Source material:
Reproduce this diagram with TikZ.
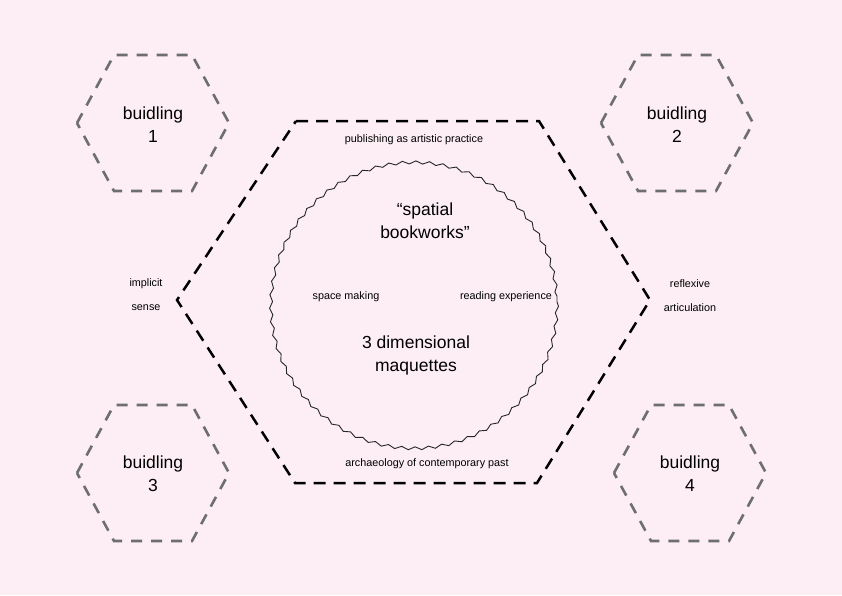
\documentclass[tikz,border=0pt]{standalone}
\usepackage{fontspec}
\setmainfont{Liberation Sans}
\usetikzlibrary{decorations.pathmorphing,calc}
\definecolor{bg}{HTML}{FCEEF4}
\definecolor{hexgray}{HTML}{6E6E6E}
\begin{document}
\begin{tikzpicture}[x=1pt,y=-1pt,
  bighex/.style={draw=black,line width=2.5pt,dash pattern=on 12pt off 8pt},
  smallhex/.style={draw=hexgray,line width=2.6pt,dash pattern=on 11pt off 9pt},
  bigtxt/.style={font=\fontsize{17.5}{21}\selectfont,align=center,inner sep=0pt},
  smalltxt/.style={font=\fontsize{10.8}{13}\selectfont,inner sep=0pt},
  wavy/.style={draw=black!85,line width=0.9pt,decorate,decoration={snake,amplitude=1.5pt,segment length=13.5pt}}]
\fill[bg] (0,0) rectangle (842,595);
\useasboundingbox (0,0) rectangle (842,595);
% big hexagon
\coordinate (h1) at (296,121);
\coordinate (h2) at (539,121);
\coordinate (h3) at (650,300);
\coordinate (h4) at (537,483);
\coordinate (h5) at (295,483);
\coordinate (h6) at (177,300);
\draw[bighex] (h1) -- (h2) -- (h3) -- (h4) -- (h5) -- (h6) -- cycle;
% wavy circle
\coordinate (cc) at (414,302);
\draw[wavy] (cc) circle (143);
% small hexagons
\foreach \n/\cx/\cy in {1/153/123, 2/677/123, 3/153/473, 4/690/473}{
  \draw[smallhex, shift={(\cx,\cy)}] (-76,0) -- (-39,-68) -- (39,-68) -- (76,0) -- (39,68) -- (-39,68) -- cycle;
}
\node[bigtxt] (b1) at (153,125) {buidling\\[2pt]1};
\node[bigtxt] (b2) at (677,125) {buidling\\[2pt]2};
\node[bigtxt] (b3) at (153,474) {buidling\\[2pt]3};
\node[bigtxt] (b4) at (690,474) {buidling\\[2pt]4};
% texts
\node[smalltxt] (pub) at (414,140) {publishing as artistic practice};
\node[smalltxt] (arch) at (427,464) {archaeology of contemporary past};
\node[bigtxt] (sb) at (425,221) {“spatial\\[2pt]bookworks”};
\node[bigtxt] (dm) at (416,355) {3 dimensional\\[2pt]maquettes};
\node[smalltxt] (sm) at (346,297) {space making};
\node[smalltxt] (re) at (506,297) {reading experience};
\node[smalltxt] (im) at (146,284) {implicit};
\node[smalltxt] (se) at (146,308) {sense};
\node[smalltxt] (rf) at (690,284) {reflexive};
\node[smalltxt] (ar) at (690,308) {articulation};
\end{tikzpicture}
\end{document}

Aim:
Reproduce the data above in full, exactly as it is, with the pictures left out.

Task answer:
Reproduce this diagram with TikZ.
\documentclass[tikz,border=0pt]{standalone}
\usepackage{fontspec}
\setmainfont{Liberation Sans}
\usetikzlibrary{decorations.pathmorphing,calc}
\definecolor{bg}{HTML}{FCEEF4}
\definecolor{hexgray}{HTML}{6E6E6E}
\begin{document}
\begin{tikzpicture}[x=1pt,y=-1pt,
  bighex/.style={draw=black,line width=2.5pt,dash pattern=on 12pt off 8pt},
  smallhex/.style={draw=hexgray,line width=2.6pt,dash pattern=on 11pt off 9pt},
  bigtxt/.style={font=\fontsize{17.5}{21}\selectfont,align=center,inner sep=0pt},
  smalltxt/.style={font=\fontsize{10.8}{13}\selectfont,inner sep=0pt},
  wavy/.style={draw=black!85,line width=0.9pt,decorate,decoration={snake,amplitude=1.5pt,segment length=13.5pt}}]
\fill[bg] (0,0) rectangle (842,595);
\useasboundingbox (0,0) rectangle (842,595);
% big hexagon
\coordinate (h1) at (296,121);
\coordinate (h2) at (539,121);
\coordinate (h3) at (650,300);
\coordinate (h4) at (537,483);
\coordinate (h5) at (295,483);
\coordinate (h6) at (177,300);
\draw[bighex] (h1) -- (h2) -- (h3) -- (h4) -- (h5) -- (h6) -- cycle;
% wavy circle
\coordinate (cc) at (414,302);
\draw[wavy] (cc) circle (143);
% small hexagons
\foreach \n/\cx/\cy in {1/153/123, 2/677/123, 3/153/473, 4/690/473}{
  \draw[smallhex, shift={(\cx,\cy)}] (-76,0) -- (-39,-68) -- (39,-68) -- (76,0) -- (39,68) -- (-39,68) -- cycle;
}
\node[bigtxt] (b1) at (153,125) {buidling\\[2pt]1};
\node[bigtxt] (b2) at (677,125) {buidling\\[2pt]2};
\node[bigtxt] (b3) at (153,474) {buidling\\[2pt]3};
\node[bigtxt] (b4) at (690,474) {buidling\\[2pt]4};
% texts
\node[smalltxt] (pub) at (414,140) {publishing as artistic practice};
\node[smalltxt] (arch) at (427,464) {archaeology of contemporary past};
\node[bigtxt] (sb) at (425,221) {“spatial\\[2pt]bookworks”};
\node[bigtxt] (dm) at (416,355) {3 dimensional\\[2pt]maquettes};
\node[smalltxt] (sm) at (346,297) {space making};
\node[smalltxt] (re) at (506,297) {reading experience};
\node[smalltxt] (im) at (146,284) {implicit};
\node[smalltxt] (se) at (146,308) {sense};
\node[smalltxt] (rf) at (690,284) {reflexive};
\node[smalltxt] (ar) at (690,308) {articulation};
\end{tikzpicture}
\end{document}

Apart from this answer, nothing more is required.